Monday, April 6, 2015

Personality Defects


I personally have a disbelief in the idea of social mental disorders. I believe such mental challenges are personality defects. By socially mental disorder, I mean individuals that act awkward, cannot communicate effectively, have some sort of perceived mental disability or are perceived as socially awkward. Although mental disorders are relevant in the mind, I believe an individual should not be judged or judge themselves based on the idea of being mentally defected. I believe if one perceives themselves as being socially mentally defected will acts or become influenced by their condition and will never have the opportunity to better themselves or get out from that disabled mindset. I believe by thinking one is socially mentally defected they will set themselves up to staying that way if not getting worst over time. For this reason I want to state this condition as a personality disorder, because by looking at it from this angle one will see they do have control over their actions and behavior and can influence a change in themselves to make themselves more socially engaging.

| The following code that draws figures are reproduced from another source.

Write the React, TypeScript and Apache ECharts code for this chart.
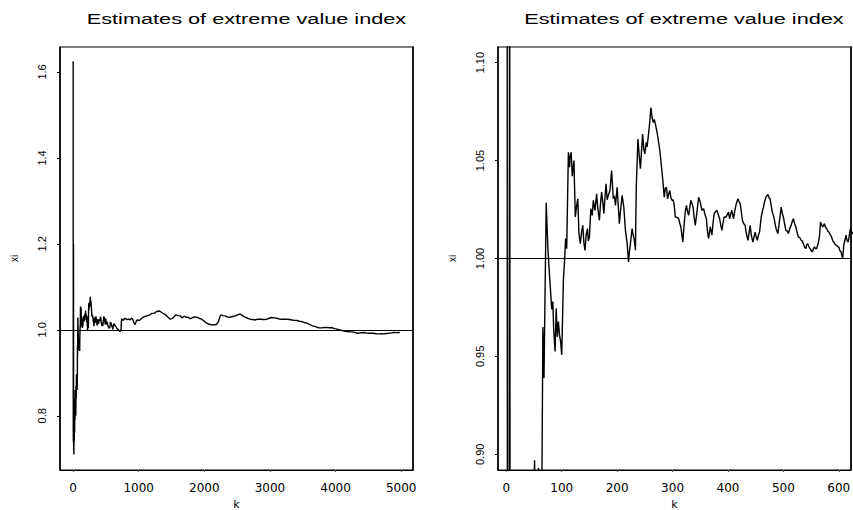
import React, { useEffect, useRef } from "react";
import * as echarts from "echarts";

// Hill-type estimates of the extreme value index, xi(k), for k = 1 .. ~5000.
// Start of the path: wild swings for very small k.
const hillHead: [number, number][] = [
  [1, 1.625], [2, 0.78], [3, 0.74], [4, 0.8], [5, 0.86], [6, 1.2], [7, 0.76], [8, 0.72],
  [10, 0.73], [12, 0.71], [14, 0.78], [17, 0.74], [20, 0.82], [23, 0.76], [26, 0.84],
  [29, 0.79], [32, 0.86], [35, 0.81], [38, 0.85], [41, 0.8], [44, 0.87], [47, 0.84],
  [51, 0.897], [53, 0.86], [56, 0.88], [58, 0.893], [61, 0.86], [64, 0.875], [66, 0.965],
  [68, 0.939], [72, 1.0285], [75, 1.005], [79, 0.987], [82, 0.974], [84, 0.978],
  [85.5, 0.9635], [88, 0.9525], [90, 0.9746], [92, 0.96], [94, 0.9678], [96, 0.961],
  [98, 0.9576], [100, 0.9508], [103, 0.989], [105, 0.9983], [107, 1.0102], [109, 1.005],
];

// k = 110 .. 630: noisy plateau with the bump near k = 260.
const hillBody: [number, number][] = [
  [112, 1.0542], [114, 1.0466], [115, 1.052], [117, 1.0542], [119, 1.042], [122, 1.05],
  [124.5, 1.0212], [127, 1.027], [129, 1.0305], [131, 1.013], [133.5, 1.0076], [136, 1.014],
  [138, 1.0169], [140, 1.008], [142, 1.0042], [144, 1.012], [146.5, 1.0153], [148, 1.009],
  [150, 1.011], [152.5, 1.0254], [155, 1.022], [157, 1.0297], [160, 1.0246], [163, 1.033],
  [165, 1.026], [168, 1.0195], [170, 1.028], [172, 1.0339], [174, 1.029], [176, 1.0229],
  [178, 1.031], [180, 1.0381], [182, 1.03], [184, 1.0322], [187, 1.0347], [190, 1.0449],
  [193, 1.0305], [195, 1.032], [197, 1.0271], [200, 1.0364], [204, 1.0178], [206, 1.024],
  [209, 1.0322], [212, 1.0262], [215, 1.0144], [218, 1.008], [220.5, 0.9983], [222, 1.003],
  [224, 1.0076], [227, 1.0153], [229, 1.012], [231, 1.0093], [233, 1.0042], [234.5, 1.0364],
  [237.5, 1.061], [240, 1.052], [242, 1.0458], [244, 1.055], [246, 1.0636], [248, 1.056],
  [250, 1.0534], [252.5, 1.0593], [254, 1.057], [256, 1.0619], [258.5, 1.0687], [261, 1.0771],
  [263, 1.072], [265, 1.0695], [267, 1.071], [269, 1.0687], [272, 1.0644], [275, 1.059],
  [277, 1.0551], [280, 1.047], [283, 1.038], [285, 1.0313], [287, 1.036], [289, 1.0364],
  [291, 1.0305], [293, 1.033], [295, 1.0347], [297, 1.031], [299, 1.0297], [301, 1.03],
  [303, 1.0271], [305, 1.0212], [308, 1.021], [311, 1.0203], [313, 1.018], [315, 1.0161],
  [318.5, 1.0084], [321, 1.0178], [323, 1.024], [325, 1.0271], [327, 1.024], [329, 1.022],
  [331, 1.026], [333, 1.0297], [335, 1.028], [337, 1.0262], [339, 1.021], [341, 1.0169],
  [344, 1.0237], [347, 1.0313], [350, 1.0288], [353, 1.0246], [356, 1.0254], [358, 1.023],
  [361, 1.0203], [363, 1.014], [365, 1.0102], [368, 1.0161], [371, 1.0119], [373, 1.018],
  [375, 1.0229], [378, 1.024], [380, 1.0246], [383, 1.022], [385, 1.0203], [387, 1.017],
  [389, 1.0144], [391, 1.018], [393, 1.0212], [396, 1.021], [398, 1.022], [401, 1.0237],
  [403, 1.0203], [405, 1.0229], [407, 1.0246], [410, 1.0203], [413, 1.0254], [415, 1.028],
  [418, 1.0305], [420, 1.029], [422, 1.028], [424, 1.024], [426, 1.0195], [428, 1.018],
  [431, 1.0169], [433, 1.013], [436, 1.0093], [438, 1.013], [440, 1.0169], [442, 1.012],
  [445, 1.0084], [447, 1.011], [449, 1.0135], [451, 1.011], [453, 1.0093], [455, 1.012],
  [457, 1.0135], [460, 1.0212], [462, 1.024], [464, 1.0262], [466, 1.029], [468.5, 1.0313],
  [472, 1.0327], [474, 1.031], [476, 1.0305], [478, 1.027], [480, 1.0237], [483, 1.021],
  [485, 1.0178], [487, 1.015], [490, 1.0127], [493, 1.0195], [496, 1.0262], [498, 1.023],
  [500, 1.0212], [502, 1.018], [504.5, 1.0144], [507, 1.014], [509, 1.0127], [511, 1.015],
  [514, 1.0169], [516, 1.019], [518, 1.0203], [520, 1.018], [522.5, 1.0161], [525, 1.013],
  [527, 1.011], [530, 1.0105], [532, 1.0093], [534, 1.009], [536, 1.0076], [538, 1.006],
  [540.5, 1.0051], [542, 1.007], [544, 1.0076], [546, 1.006], [548, 1.0051], [550, 1.004],
  [552.5, 1.0034], [554, 1.005], [556, 1.0059], [558, 1.005], [560, 1.0051], [563, 1.008],
  [565, 1.011], [567, 1.0186], [569, 1.017], [571, 1.0161], [574, 1.0178], [576, 1.016],
  [578, 1.0153], [580, 1.014], [582, 1.0135], [585, 1.012], [587, 1.011], [589, 1.009],
  [591, 1.0084], [594, 1.007], [596, 1.0068], [598, 1.006], [600, 1.0059], [602, 1.004],
  [604, 1.0034], [606, 1.001], [607, 1.0], [609, 1.007], [611, 1.0093], [613, 1.0119],
  [615, 1.009], [617, 1.0084], [619, 1.012], [621, 1.0153], [624, 1.013], [628, 1.012],
];

// k = 650 .. 4980: slow drift towards 1.
const hillTail: [number, number][] = [
  [650, 1.008], [670, 1.003], [689, 1.0], [713, 0.996], [730, 1.0], [738, 1.026], [760, 1.022],
  [790, 1.027], [820, 1.024], [850, 1.025], [866, 1.023], [890, 1.027], [907, 1.025],
  [925, 1.018], [942, 1.012], [960, 1.019], [978, 1.023], [1010, 1.022], [1044, 1.027],
  [1080, 1.03], [1120, 1.0326], [1160, 1.034], [1197, 1.038], [1240, 1.039], [1273, 1.0426],
  [1313, 1.044], [1345, 1.041], [1374, 1.038], [1400, 1.036], [1425, 1.0326], [1450, 1.029],
  [1476, 1.0248], [1500, 1.026], [1517, 1.027], [1545, 1.032], [1568, 1.035], [1600, 1.033],
  [1629, 1.0326], [1660, 1.028], [1690, 1.031], [1705, 1.031], [1730, 1.029], [1756, 1.0295],
  [1780, 1.026], [1807, 1.027], [1840, 1.03], [1883, 1.0295], [1920, 1.027], [1959, 1.0248],
  [2000, 1.02], [2036, 1.0155], [2075, 1.013], [2112, 1.0116], [2150, 1.012], [2178, 1.0116],
  [2200, 1.016], [2214, 1.019], [2235, 1.03], [2250, 1.035], [2285, 1.033], [2316, 1.0326],
  [2350, 1.03], [2392, 1.0295], [2430, 1.031], [2468, 1.0326], [2510, 1.035], [2545, 1.037],
  [2580, 1.033], [2621, 1.0295], [2660, 1.027], [2697, 1.0248], [2735, 1.024], [2774, 1.023],
  [2810, 1.025], [2850, 1.0248], [2900, 1.024], [2952, 1.0248], [2990, 1.027], [3029, 1.0287],
  [3065, 1.028], [3105, 1.027], [3140, 1.025], [3181, 1.0248], [3220, 1.025], [3258, 1.0248],
  [3300, 1.024], [3334, 1.023], [3370, 1.022], [3410, 1.0217], [3450, 1.02], [3487, 1.019],
  [3525, 1.017], [3563, 1.0155], [3600, 1.013], [3639, 1.01], [3680, 1.008], [3716, 1.0062],
  [3750, 1.005], [3792, 1.0047], [3830, 1.0055], [3868, 1.0054], [3905, 1.005], [3945, 1.0054],
  [3985, 1.003], [4021, 1.0016], [4060, 1.0], [4097, 0.9984], [4135, 0.997], [4174, 0.996],
  [4210, 0.9955], [4250, 0.9953], [4290, 0.994], [4337, 0.9922], [4380, 0.993], [4429, 0.9938],
  [4465, 0.993], [4505, 0.9922], [4545, 0.9925], [4582, 0.9922], [4620, 0.991], [4658, 0.9907],
  [4700, 0.991], [4734, 0.9907], [4770, 0.9915], [4811, 0.9922], [4850, 0.993], [4887, 0.9938],
  [4930, 0.9935], [4979, 0.9938],
];

const hill = [...hillHead, ...hillBody, ...hillTail];

// Axis ticks of the two panels
const fullKTicks = [0, 1000, 2000, 3000, 4000, 5000];
const fullXiTicks = [0.8, 1.0, 1.2, 1.4, 1.6];
const zoomKTicks = [0, 100, 200, 300, 400, 500, 600];
const zoomXiTicks = [0.9, 0.95, 1.0, 1.05, 1.1];

const reference = 1;
const titleText = "Estimates of extreme value index";

const BLACK = "#000";

function xAxisFor(gridIndex: number, min: number, max: number, ticks: number[]) {
  return {
    type: "value",
    gridIndex,
    min,
    max,
    splitLine: { show: false },
    axisLine: { show: true, onZero: false, lineStyle: { color: BLACK, width: 1 } },
    axisTick: { show: true, customValues: ticks, length: 2, lineStyle: { color: "#555", width: 1 } },
    axisLabel: {
      customValues: ticks,
      color: BLACK,
      fontFamily: "DejaVu Sans",
      fontSize: 12,
      margin: 12,
      formatter: (v: number) => String(v),
    },
    name: "k",
    nameLocation: "middle",
    nameGap: 26,
    nameTextStyle: { color: BLACK, fontFamily: "DejaVu Sans", fontSize: 11 },
  };
}

function yAxisFor(gridIndex: number, min: number, max: number, ticks: number[], digits: number) {
  return {
    type: "value",
    gridIndex,
    min,
    max,
    position: "left",
    splitLine: { show: false },
    axisLine: { show: true, onZero: false, lineStyle: { color: BLACK, width: 1.6 } },
    axisTick: { show: true, customValues: ticks, length: 3, lineStyle: { color: BLACK, width: 1 } },
    axisLabel: {
      customValues: ticks,
      rotate: 90,
      color: BLACK,
      fontFamily: "Liberation Sans",
      fontSize: 11,
      margin: 13,
      formatter: (v: number) => v.toFixed(digits),
    },
    name: "xi",
    nameLocation: "middle",
    nameRotate: 90,
    nameGap: 41,
    nameTextStyle: { color: BLACK, fontFamily: "Liberation Sans", fontSize: 10 },
  };
}

// Plain right-hand frame edge, drawn as an empty axis
function rightEdge(gridIndex: number, min: number, max: number) {
  return {
    type: "value",
    gridIndex,
    min,
    max,
    position: "right",
    splitLine: { show: false },
    axisLine: { show: true, onZero: false, lineStyle: { color: BLACK, width: 1.6 } },
    axisTick: { show: false },
    axisLabel: { show: false },
  };
}

function hillSeries(xAxisIndex: number, yAxisIndex: number) {
  return {
    type: "line",
    xAxisIndex,
    yAxisIndex,
    data: hill,
    showSymbol: false,
    symbol: "none",
    clip: true,
    lineStyle: { color: BLACK, width: 1.4 },
    markLine: {
      silent: true,
      symbol: ["none", "none"],
      label: { show: false },
      lineStyle: { color: BLACK, type: "solid", width: 1 },
      data: [{ yAxis: reference }],
    },
  };
}

function titleGraphic(cx: number) {
  return {
    type: "text",
    x: cx,
    y: 19,
    scaleX: 1.4,
    style: {
      text: titleText,
      fill: BLACK,
      fontFamily: "Liberation Sans",
      fontSize: 15.5,
      align: "center",
      verticalAlign: "middle",
    },
  };
}

export default function App() {
  const ref = useRef<HTMLDivElement>(null);

  useEffect(() => {
    if (!ref.current) return;
    const chart = echarts.init(ref.current, null, { renderer: "svg" });
    const frame = {
      show: true,
      borderColor: BLACK,
      borderWidth: 1,
      containLabel: false,
      outerBoundsMode: "none",
    };
    chart.setOption({
      animation: false,
      backgroundColor: "#fff",
      grid: [
        { ...frame, left: 60, top: 47, width: 353, height: 423 },
        { ...frame, left: 498, top: 47, width: 353, height: 423 },
      ],
      xAxis: [
        xAxisFor(0, -200, 5180, fullKTicks),
        xAxisFor(1, -15, 622, zoomKTicks),
      ],
      yAxis: [
        yAxisFor(0, 0.674, 1.658, fullXiTicks, 1),
        rightEdge(0, 0.674, 1.658),
        yAxisFor(1, 0.892, 1.108, zoomXiTicks, 2),
        rightEdge(1, 0.892, 1.108),
      ],
      series: [hillSeries(0, 0), hillSeries(1, 2)],
      graphic: [titleGraphic(246.5), titleGraphic(684)],
    });
    return () => chart.dispose();
  }, []);

  return (
    <div
      ref={ref}
      style={{ position: "absolute", left: 0, top: 0, width: 853, height: 510, background: "#fff" }}
    />
  );
}
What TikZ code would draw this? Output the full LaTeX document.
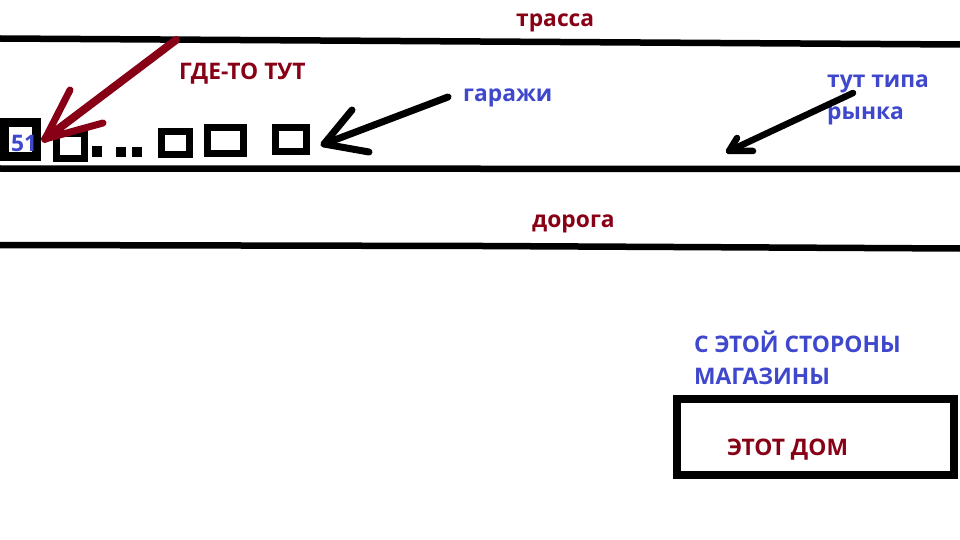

I also believe that those who feel extremely socially awkward should also take in the consideration to be very polite to others. Being polite allows for a sense of humility which puts the perceived individual on such a level that allows them to be socially accepted.  When I meet a person for the first time I can become very shy. Often when I become very shy I cannot communicate effectively. In fact I rather just nod or not say anything at all. When I do say something, I try to be very polite. I do this to distance my insecurities. It also shows humility which can be very influential in some cases. When I become too tired, I also find myself lacking in communication. When this happens I try to retreat in conversation, otherwise I feel like I would be lying, hiding something, or I’m uncertain of myself. I’m not sure why this is, I could perceive this as a neurological disorder, but with a change in environment or attaining of new stimuli I find myself breaking out of that habit. I think this could be a great example of me seeing this as a personality disorder and using that idea to change my mindset.

If I may extend to discussing something more personal regarding the topic, I do find this as an insecurity when looking at females or interacting with peers and individuals of greater status than myself. If I may add more about how I feel towards females, I would like to state that I do feel torn between two worlds when it comes to desiring a female. I feel like I should have a companion in life that extends the outreach of having pleasure in life; however, at the same time I feel like I don’t want to be a burden in someone else’s life by bringing them misery. I feel as if they can always find a better person then me. For this I accept the idea of staying alone and having the desire to devote my efforts in my goals, travels, and my career.